PNORM(q, mean, stddev) returns $p$ using the equation

$$ \int_{-\infty}^{q} f(x; \mu, \sigma)dx = p $$

and RNORM(mean, stddev) draws a random number from a Normal distribution with mean mean ( $\mu$ ) and standard deviation stddev ( $\sigma$ ) which is defined as

$$ f(x; \mu, \sigma) = \frac{1}{\sigma\sqrt{2\pi}} e^{-\frac{1}{2} (\frac{x-\mu}{\sigma})^2} $$

and $-\infty < x < \infty$.

# Quantile of Normal Distribution with mean 0 and standard deviation 1
result = DBInterface.execute(db, "select QNORM(0.025, 0.0, 1.0) from table") |> DataFrame 

# Probability of Normal Distribution with mean 0 and standard deviation 1
result = DBInterface.execute(db, "select PNORM(-1.96, 0.0, 1.0) from table") |> DataFrame 

# Random number drawn from a Normal Distribution with mean * and standard deviation 1
result = DBInterface.execute(db, "select RNORM(0.0, 1.0) from table") |> DataFrame 

Other functions for distributions

Note that Q, P, and R prefix correspond to Quantile, CDF (Probability), and Random (number), respectively.

  • QT(x, dof), PT(x, dof), RT(dof) for Student-T Distribution
  • QCHISQ(x, dof), PCHISQ(x, dof), RCHISQ(dof) for ChiSquare Distribution
  • QF(x, dof1, dof2), PF(x, dof1, dof2), RF(dof1, dof2) for F Distribution
  • QPOIS(x, lambda),RPOIS(x, lambda), RPOIS(lambda) for Poisson Distribution
  • QBINOM(x, n, p), PBINOM(x, n, p), RBINOM(n, p) for Binomial Distribution
  • QUNIF(x, a, b), PUNIF(x, a, b), RUNIF(a, b) for Uniform Distribution
  • QEXP(x, theta), PEXP(x, theta), REXP(theta) for Exponential Distribution
  • QBETA(x, alpha, beta), PGAMMA(x, alpha, beta), RGAMMA(alpha, beta) for Beta Distribution
  • QCAUCHY(x, location, scale), PCAUCHY(x, location, scale), RCAUCHY(location, scale) for Cauchy Distribution
  • QGAMMA(x, alpha, theta), PGAMMA(x, alpha, theta), RGAMMA(alpha, theta) for Gamma Distribution
  • QFRECHET(x, alpha), PFRECHET(x, alpha), RFRECHET(alpha) for Frechet Distribution
  • QPARETO(x, alpha, theta), PPARETO(x, alpha, theta), RPARETO(alpha, theta) for Pareto Distribution
  • QWEIBULL(x, alpha, theta), PWEIBULL(x, alpha, theta), RWEIBULL(alpha, theta) for Weibull Distribution

Hypothesis Tests

  • JB(x) for Jarque-Bera Normality Test (returns the p-value)

The Logic

The package mainly uses the register function.
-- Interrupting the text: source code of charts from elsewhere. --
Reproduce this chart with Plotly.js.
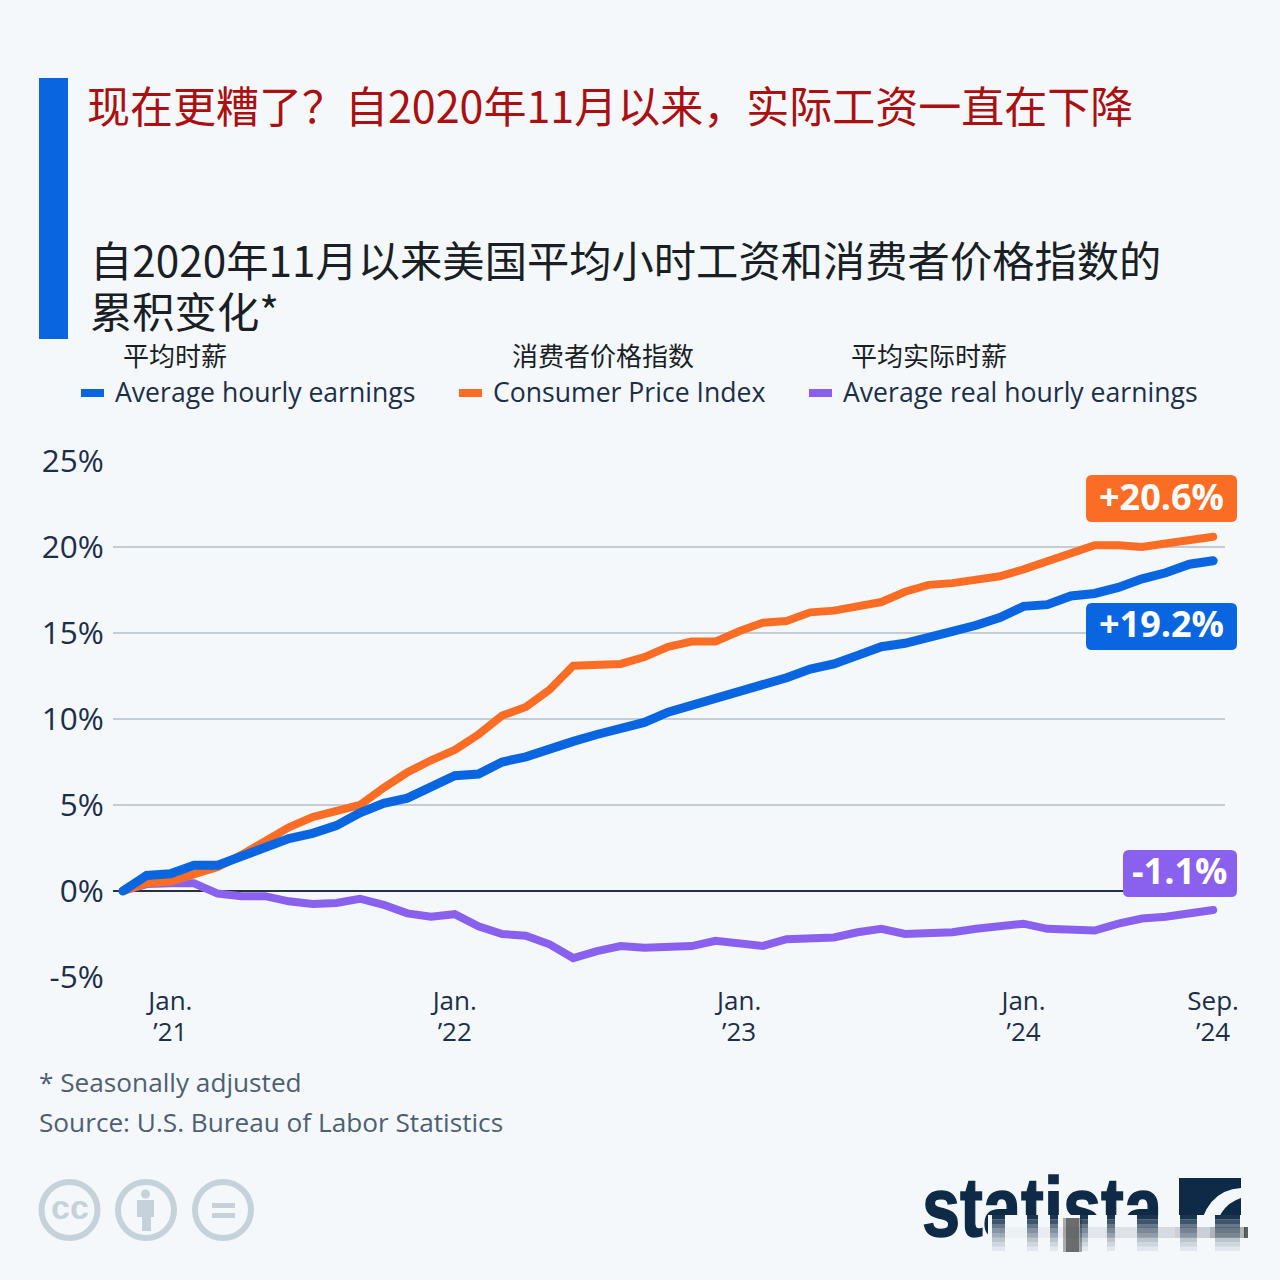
<!DOCTYPE html>
<html><head><meta charset="utf-8">
<script src="https://cdn.plot.ly/plotly-3.0.1.min.js"></script>
<style>html,body{margin:0;padding:0;background:#f4f8fb}#c{width:1280px;height:1280px}
.js-line{stroke-linecap:round !important}</style></head>
<body><div id="c"></div>
<script>
const months = ["2020-11","2020-12","2021-01","2021-02","2021-03","2021-04","2021-05","2021-06","2021-07","2021-08","2021-09","2021-10","2021-11","2021-12","2022-01","2022-02","2022-03","2022-04","2022-05","2022-06","2022-07","2022-08","2022-09","2022-10","2022-11","2022-12","2023-01","2023-02","2023-03","2023-04","2023-05","2023-06","2023-07","2023-08","2023-09","2023-10","2023-11","2023-12","2024-01","2024-02","2024-03","2024-04","2024-05","2024-06","2024-07","2024-08","2024-09"];
const earnings = [0,0.9,1.0,1.5,1.5,2.0,2.6,3.05,3.35,3.8,4.55,5.1,5.4,6.0,6.7,6.8,7.5,7.8,8.3,8.7,9.1,9.5,9.8,10.4,10.8,11.2,11.6,11.9,12.4,12.9,13.2,13.7,14.2,14.4,14.8,15.1,15.45,15.9,16.55,16.65,17.15,17.3,17.65,18.15,18.5,19.0,19.2];
const cpi = [0,0.45,0.55,1.0,1.4,2.1,2.9,3.7,4.3,4.6,5.0,6.0,6.9,7.6,8.2,9.1,10.2,10.7,11.7,13.1,13.1,13.2,13.6,14.2,14.5,14.5,15.1,15.6,15.7,16.2,16.3,16.5,16.8,17.4,17.8,17.9,18.1,18.3,18.7,19.2,19.7,20.1,20.1,20.0,20.2,20.4,20.6];
const real = [0,0.4,0.45,0.45,-0.15,-0.3,-0.3,-0.6,-0.75,-0.7,-0.45,-0.8,-1.3,-1.5,-1.35,-2.05,-2.5,-2.6,-3.1,-3.9,-3.5,-3.2,-3.3,-3.3,-3.2,-2.9,-3.1,-3.2,-2.8,-2.8,-2.7,-2.4,-2.2,-2.5,-2.5,-2.4,-2.2,-2.1,-1.9,-2.2,-2.2,-2.3,-1.9,-1.6,-1.5,-1.3,-1.1];
const xTickVals = ["2021-01","2022-01","2023-01","2024-01","2024-09"];
const xTickText = ["Jan.<br>’21","Jan.<br>’22","Jan.<br>’23","Jan.<br>’24","Sep.<br>’24"];
const yTickVals = [-5,0,5,10,15,20,25];
const yTickText = ["-5%","0%","5%","10%","15%","20%","25%"];
const seriesNames = ["Average hourly earnings","Consumer Price Index","Average real hourly earnings"];
const seriesNamesZh = ["平均时薪","消费者价格指数","平均实际时薪"];
const BLUE="#0a66e0", ORANGE="#fb6d25", PURPLE="#8a60ee", INK="#1c2f48", GREY="#4e5f73", BG="#f4f8fb";

const L=113,R=1225,T=461,B=977;
const px=x=>(x-L)/(R-L), py=y=>(B-y)/(B-T);
const shapes=[], ann=[];
function rrect(x0,y0,x1,y1,r,color){
  const X0=px(x0),X1=px(x1),Y0=py(y0),Y1=py(y1),rx=r/(R-L),ry=r/(B-T);
  shapes.push({type:'path',xref:'paper',yref:'paper',layer:'above',line:{width:0},fillcolor:color,
   path:`M${X0+rx},${Y0} L${X1-rx},${Y0} Q${X1},${Y0} ${X1},${Y0-ry} L${X1},${Y1+ry} Q${X1},${Y1} ${X1-rx},${Y1} L${X0+rx},${Y1} Q${X0},${Y1} ${X0},${Y1+ry} L${X0},${Y0-ry} Q${X0},${Y0} ${X0+rx},${Y0} Z`});
}
function rect(x0,y0,x1,y1,color){shapes.push({type:'rect',xref:'paper',yref:'paper',layer:'above',line:{width:0},fillcolor:color,x0:px(x0),x1:px(x1),y0:py(y0),y1:py(y1)});}
function circle(cx,cy,r,lineColor,w,fill){shapes.push({type:'circle',xref:'paper',yref:'paper',layer:'above',line:{width:w,color:lineColor},fillcolor:fill||'rgba(0,0,0,0)',x0:px(cx-r),x1:px(cx+r),y0:py(cy+r),y1:py(cy-r)});}
function path(pts,color){shapes.push({type:'path',xref:'paper',yref:'paper',layer:'above',line:{width:0},fillcolor:color,path:pts(px,py)});}
function text(t,x,y,size,color,family,anchor,weight){ann.push({xref:'paper',yref:'paper',x:px(x),y:py(y),text:t,showarrow:false,xanchor:anchor||'left',yanchor:'middle',align:anchor||'left',font:{size,color,family,weight:weight||400}});}

const CJK='"Noto Sans CJK SC"', OS='"Open Sans"';
rect(39,78,68,339,BLUE);
text("现在更糟了？自2020年11月以来，实际工资一直在下降",85,104,43,"#ab0f10",CJK);
text("自2020年11月以来美国平均小时工资和消费者价格指数的<br>累积变化*",88,285.5,42.3,"#1a1f26",CJK);

text(seriesNamesZh[0],121,354,26,"#1a1f26",CJK);
text(seriesNamesZh[1],510,354,26,"#1a1f26",CJK);
text(seriesNamesZh[2],849,354,26,"#1a1f26",CJK);
[[81,113,BLUE],[459,491,ORANGE],[809,841,PURPLE]].forEach((l,i)=>{
  rect(l[0],389,l[0]+23,397,l[2]);
  text(seriesNames[i],l[1],392,26.6,INK,OS);
});

rrect(1086,475,1237,522,6,ORANGE);
text("+20.6%",1161.5,496,36,"#fff",OS,'center',700);
rrect(1086,603,1237,650,6,BLUE);
text("+19.2%",1161.5,623,36,"#fff",OS,'center',700);
rrect(1123,850,1237,897,6,PURPLE);
text("-1.1%",1179,870,36,"#fff",OS,'center',700);

text("* Seasonally adjusted",37,1082,26.2,GREY,OS);
text("Source: U.S. Bureau of Labor Statistics",37,1122,26.2,GREY,OS);

// licence icons
const CC="#c6d2da";
circle(69.5,1210,28,CC,6); circle(146,1210,28,CC,6); circle(223,1210,28,CC,6);
text("cc",69.5,1207,34,CC,'"Liberation Sans"','center',700);
circle(145.5,1194,4.5,CC,0,CC);
rect(137,1200,154,1217,CC); rect(142,1216,151,1231,CC);
rect(212,1203,235,1208,CC); rect(212,1213,235,1218,CC);

// logo
const NAVY="#0f2a47";
text("statista",920,1207,84,NAVY,'"Liberation Sans"','left',700);
path((x,y)=>`M${x(1179)},${y(1178)} L${x(1241)},${y(1178)} L${x(1241)},${y(1188)} Q${x(1204)},${y(1190)} ${x(1197)},${y(1240)} L${x(1179)},${y(1240)} Z`,NAVY);
path((x,y)=>`M${x(1241)},${y(1198)} L${x(1241)},${y(1240)} L${x(1214)},${y(1240)} Q${x(1216)},${y(1206)} ${x(1241)},${y(1198)} Z`,NAVY);
// smeared lower part of the logo, as in the reference; lifted over the logo text after drawing
const smearStart=shapes.length;
rect(988,1215,1252,1256,BG);
const bars=[[992,1005],[1027,1038],[1050,1058],[1080,1088],[1107,1115],[1137,1158],[1180,1197],[1215,1240]];
const fade=[0.95,0.8,0.62,0.48,0.36,0.25,0.16,0.08];
bars.forEach(b=>fade.forEach((a,i)=>rect(b[0],1215+i*4.5,b[1],1219.5+i*4.5,`rgba(15,42,71,${a})`)));
[[1063,1082,0.35],[1066,1079,0.45]].forEach(d=>rect(d[0],1218,d[1],1252,`rgba(30,30,30,${d[2]})`));
[0.04,0.06,0.09,0.12,0.16,0.22,0.38].forEach((a,i)=>rect(1000+i*35,1227,1035+i*35,1238,`rgba(60,70,80,${a})`));
rect(1244,1227,1248,1238,'rgba(30,30,30,0.7)');

const line=(y,name,color,w)=>({type:'scatter',mode:'lines',x:months,y,name,line:{color,width:w,shape:'linear'},hoverinfo:'skip'});
Plotly.newPlot('c',[
  line(real,seriesNames[2],PURPLE,8),
  line(cpi,seriesNames[1],ORANGE,8),
  line(earnings,seriesNames[0],BLUE,9)
],{
  width:1280,height:1280,autosize:false,showlegend:false,
  paper_bgcolor:BG,plot_bgcolor:BG,
  margin:{l:L,r:1280-R,t:T,b:1280-B,pad:0},
  font:{family:OS,color:INK},
  xaxis:{type:'category',categoryorder:'array',categoryarray:months,range:[-0.42,46.5],tickmode:'array',tickvals:xTickVals,ticktext:xTickText,
    showgrid:false,zeroline:false,showline:false,ticks:'outside',ticklen:1,tickcolor:'rgba(0,0,0,0)',tickfont:{size:26,color:INK,family:OS}},
  yaxis:{range:[-5,25],tickmode:'array',tickvals:yTickVals,ticktext:yTickText,showgrid:true,gridcolor:'#c5ccd3',gridwidth:2,
    zeroline:true,zerolinecolor:'#26323f',zerolinewidth:1.5,showline:false,ticks:'outside',ticklen:2,tickcolor:'rgba(0,0,0,0)',tickfont:{size:31.5,color:INK,family:OS}},
  shapes,annotations:ann
},{displayModeBar:false,staticPlot:true}).then(()=>{
  let logo=null;
  document.querySelectorAll('.annotation-text').forEach(t=>{
    if(t.textContent==='statista'){
      logo=t;
      t.setAttribute('textLength','240');
      t.setAttribute('lengthAdjust','spacingAndGlyphs');
      t.style.stroke=NAVY; t.style.strokeWidth='1.5px';
    }
    const ls=t.querySelectorAll('tspan.line');
    if(ls.length===2){ ls[1].setAttribute('dy','51px'); }
  });
  document.querySelectorAll('.xtick text').forEach(t=>{
    const ls=t.querySelectorAll('tspan.line');
    if(ls.length===2){ ls[1].setAttribute('dy','31px'); }
  });
  if(logo){
    const svg=logo.closest('svg');
    const g=document.createElementNS('http://www.w3.org/2000/svg','g');
    document.querySelectorAll('.layer-above .shapelayer path').forEach(p=>{
      if(+p.getAttribute('data-index')>=smearStart) g.appendChild(p);
    });
    svg.appendChild(g);
  }
});
</script></body></html>
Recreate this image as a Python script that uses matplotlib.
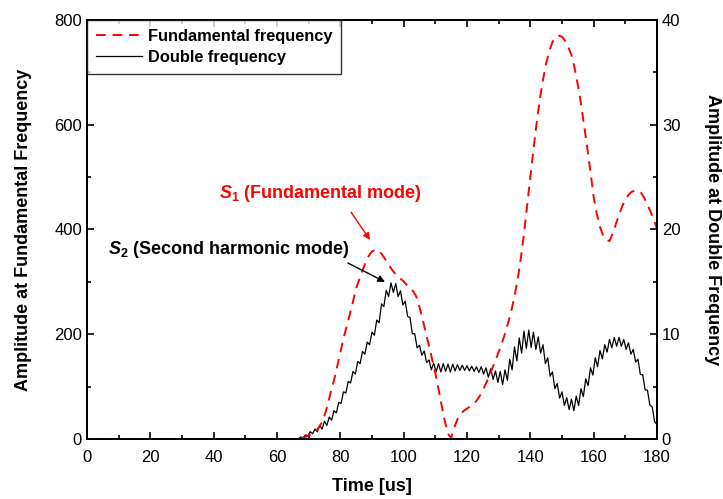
import numpy as np
import matplotlib
matplotlib.use("Agg")
import matplotlib.pyplot as plt
from matplotlib.ticker import MultipleLocator

plt.rcParams['font.family'] = ['Liberation Sans', 'DejaVu Sans']
plt.rcParams['mathtext.fontset'] = 'custom'
plt.rcParams['mathtext.it'] = 'Liberation Sans:italic:bold'
plt.rcParams['mathtext.rm'] = 'Liberation Sans:bold'

# fundamental frequency amplitude (left axis), 1 us steps from 66 to 180
t_fund = np.arange(66, 181, 1)
fund = [0, 0.5, 2, 4, 7, 10, 13, 20, 30, 45,
        65, 90, 112, 138, 165, 192, 215, 238, 262, 288,
        305, 322, 337, 350, 358, 361, 360, 354, 345, 335,
        326, 318, 311, 306, 301, 294, 288, 282, 272, 252,
        228, 203, 178, 152, 126, 96, 64, 34, 10, 2,
        22, 38, 48, 54, 58, 62, 67, 73, 82, 93,
        106, 120, 135, 150, 166, 183, 201, 222, 245, 272,
        305, 345, 392, 445, 500, 553, 603, 648, 686, 717,
        741, 758, 767, 770, 768, 760, 748, 733, 708, 676,
        640, 598, 555, 510, 462, 430, 405, 388, 380, 378,
        392, 410, 428, 444, 457, 466, 472, 474, 474, 470,
        460, 447, 434, 418, 402]

# double frequency amplitude (right axis), 0.75 us steps from 66 to 180
t_dbl = np.arange(66, 180.1, 0.75)
dbl = [0.0, 0.0, 0.2, 0.1, 0.4, 0.3, 0.7, 0.5, 0.95, 0.7,
       1.3, 0.95, 1.7, 1.3, 2.1, 1.8, 2.7, 2.5, 3.5, 3.4,
       4.5, 4.4, 5.5, 5.35, 6.45, 6.2, 7.4, 7.2, 8.35, 8.1,
       9.25, 9.0, 10.2, 9.9, 11.35, 11.1, 12.9, 12.65, 14.2, 13.6,
       14.9, 14.0, 14.85, 13.6, 14.15, 12.8, 13.15, 11.7, 11.6, 10.05,
       10.05, 8.7, 8.95, 8.0, 8.4, 7.3, 7.55, 6.6, 7.25, 6.4,
       7.2, 6.4, 7.2, 6.45, 7.15, 6.4, 7.15, 6.5, 7.1, 6.55,
       7.05, 6.55, 7.0, 6.5, 6.95, 6.45, 6.9, 6.35, 6.9, 6.2,
       6.8, 5.9, 6.7, 5.7, 6.5, 5.4, 6.45, 5.2, 6.6, 5.6,
       7.6, 6.6, 8.8, 7.45, 9.65, 8.2, 10.3, 8.65, 10.4, 8.75,
       10.2, 8.55, 9.75, 8.2, 9.0, 7.2, 7.75, 6.0, 6.4, 4.8,
       5.3, 3.9, 4.5, 3.2, 3.95, 2.8, 3.8, 2.7, 4.1, 3.2,
       4.8, 4.05, 5.75, 5.1, 6.8, 6.1, 7.75, 6.9, 8.45, 7.65,
       9.0, 8.3, 9.5, 8.7, 9.7, 8.85, 9.7, 8.85, 9.5, 8.55,
       9.2, 8.1, 8.55, 7.35, 7.6, 6.15, 6.15, 4.7, 4.65, 3.25,
       3.05, 1.65, 1.4]

# flat zero lead-in before the pulse arrives
t_fund = np.concatenate([[0], t_fund])
fund = [0] + fund
t_dbl = np.concatenate([[0], t_dbl])
dbl = [0] + dbl

fig = plt.figure(figsize=(7.23, 4.99), dpi=100)
ax1 = fig.add_axes([0.1203, 0.1202, 0.9087 - 0.1203, 0.96 - 0.1202])
ax2 = ax1.twinx()

l2, = ax2.plot(t_dbl, dbl, color='black', lw=0.9, label='Double frequency')
l1, = ax1.plot(t_fund, fund, color='red', lw=1.4, ls=(0, (5, 3.5)),
               label='Fundamental frequency')
ax1.set_zorder(ax2.get_zorder() + 1)
ax1.patch.set_visible(False)

ax1.set_xlim(0, 180)
ax1.set_ylim(0, 800)
ax2.set_ylim(0, 40)
ax1.xaxis.set_major_locator(MultipleLocator(20))
ax1.xaxis.set_minor_locator(MultipleLocator(10))
ax1.yaxis.set_major_locator(MultipleLocator(200))
ax1.yaxis.set_minor_locator(MultipleLocator(100))
ax2.yaxis.set_major_locator(MultipleLocator(10))
ax2.yaxis.set_minor_locator(MultipleLocator(5))

ax1.tick_params(axis='x', which='both', direction='in', top=True, labelsize=12, width=1.2, pad=8)
ax1.tick_params(axis='y', which='both', direction='in', right=False, labelsize=12, width=1.2)
ax2.tick_params(axis='y', which='both', direction='in', labelsize=12, width=1.2)
for a in (ax1, ax2):
    a.tick_params(which='major', length=5)
    a.tick_params(which='minor', length=3)
    for s in a.spines.values():
        s.set_linewidth(1.3)

ax1.set_xlabel('Time [us]', fontsize=13, fontweight='bold', labelpad=9)
ax1.set_ylabel('Amplitude at Fundamental Frequency', fontsize=13, fontweight='bold', labelpad=16)
ax2.set_ylabel('Amplitude at Double Frequency', fontsize=13, fontweight='bold',
               rotation=270, labelpad=29)

leg = ax1.legend([l1, l2], ['Fundamental frequency', 'Double frequency'],
                 loc='upper left', borderaxespad=0, fancybox=False,
                 handlelength=2.8, handletextpad=0.35, borderpad=0.55,
                 labelspacing=0.35, prop={'weight': 'bold', 'size': 11.8})
leg.get_frame().set_edgecolor('black')
leg.get_frame().set_linewidth(1.0)

ax1.text(41.7, 469, r'$S_1$ (Fundamental mode)', color='red', fontsize=13,
         fontweight='bold', va='center', ha='left')
ax1.annotate('', xy=(89.4, 380), xytext=(83.4, 433),
             arrowprops=dict(arrowstyle='-|>', color='red', lw=1.0,
                             mutation_scale=10, shrinkA=0, shrinkB=0))
ax1.text(6.6, 361, r'$S_2$ (Second harmonic mode)', color='black', fontsize=13,
         fontweight='bold', va='center', ha='left')
ax1.annotate('', xy=(94.1, 300), xytext=(82.4, 336),
             arrowprops=dict(arrowstyle='-|>', color='black', lw=1.0,
                             mutation_scale=10, shrinkA=0, shrinkB=0))

fig.savefig('out.png', dpi=100)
For example, a single variable function MEDIAN is registered as

SQLite.register(db, [], 
        (x,y) -> vcat(x, y), 
        x -> StatsBase.quantile(x, 0.50), 
        name = "MEDIAN")

whereas, the two-variable function COR is registered as

SQLite.register(db, Array{Float64, 2}(undef, (0, 2)), 
        (x, a, b) -> vcat(x, [a, b]'), 
        x -> StatsBase.cor(x[:,1], x[:,2]), 
        name = "COR", nargs = 2)

for Pearson's correlation coefficient.